Community Meeting date: October 27, 2022
Norman Farb, PhD, is an Associate Professor of Psychology at the University of Toronto Mississauga, where he directs the Regulatory and Affective Dynamics laboratory (www.radlab.zone), and a fellow at the Mind and Life Institute. His research focuses on the psychology of well-being. He focuses on mental habits, such as how we think about ourselves and interpret our emotions. He is interested in why some people are resilient to stress, while others are vulnerable to depression and anxiety. Prof. Farb is currently exploring online assessment and training to support wellbeing, and uses neuroimaging to understand how emotional reactions to stress predict mental health over the lifespan.

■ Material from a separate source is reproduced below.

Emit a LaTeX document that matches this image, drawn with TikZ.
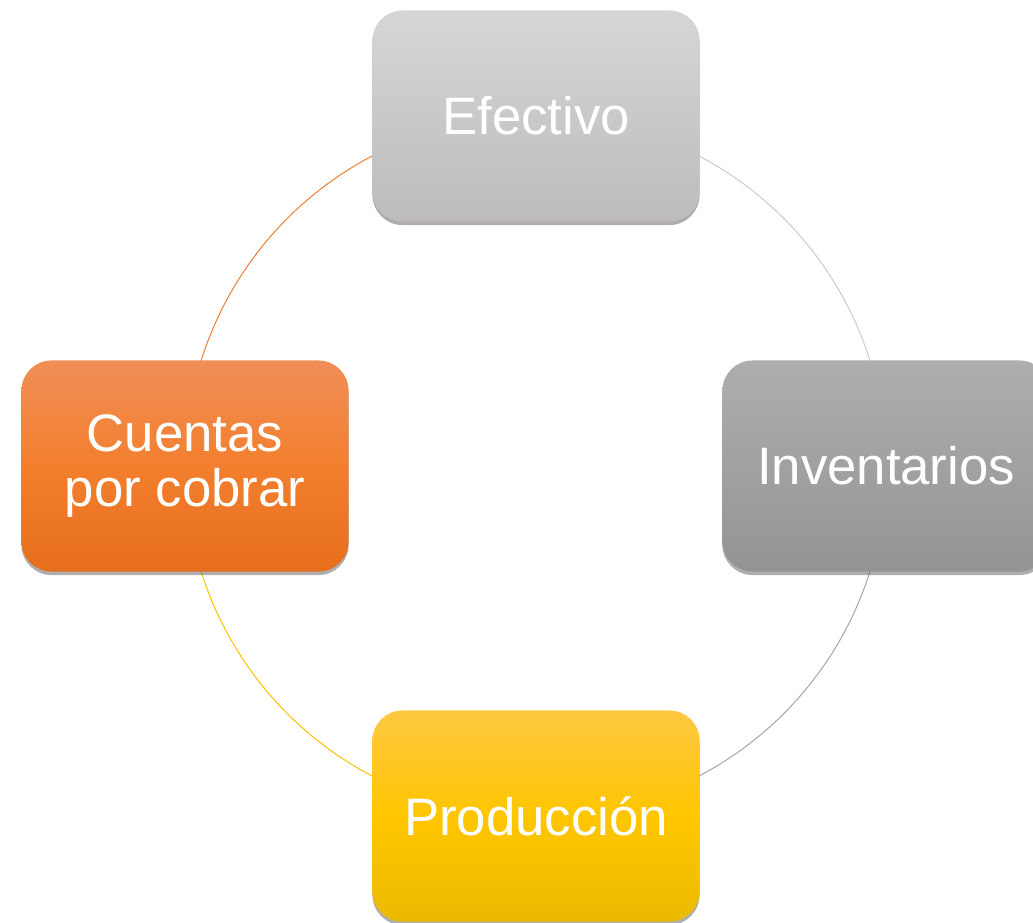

Breath monitoring is a foundational practice in many contemplative traditions, with the promise of shifting awareness from ‘here’ (our default mode of being) to ‘there’ a state of sensory engagement and awareness. However, we lack a strong scientific model for how breath monitoring transforms human experience, both in terms of getting ‘there’, but also coming ‘back again’ with greater insight and awareness. I will present neuroimaging data (N=44) on a novel breath monitoring paradigm that contrasts internal attention to the breath against external visual attention. Breath monitoring helps us get ‘there’ by inhibiting our default state of conceptual elaboration across diffuse brain regions supporting higher cognition and habit. Self-reported expertise and comfort with navigating internal experience (MAIA scores) mitigates this effect, helping us to get “back again”: greater expertise predicts spared inhibition in brain regions supporting attentional monitoring and labelling. These changes are not explained by changes in breathing rate or depth. Together these findings introduce a novel neural mechanism by which breath monitoring disrupts conventional cognition, and expertise is characterized by the ability to discern and describe experience within this lower energy state.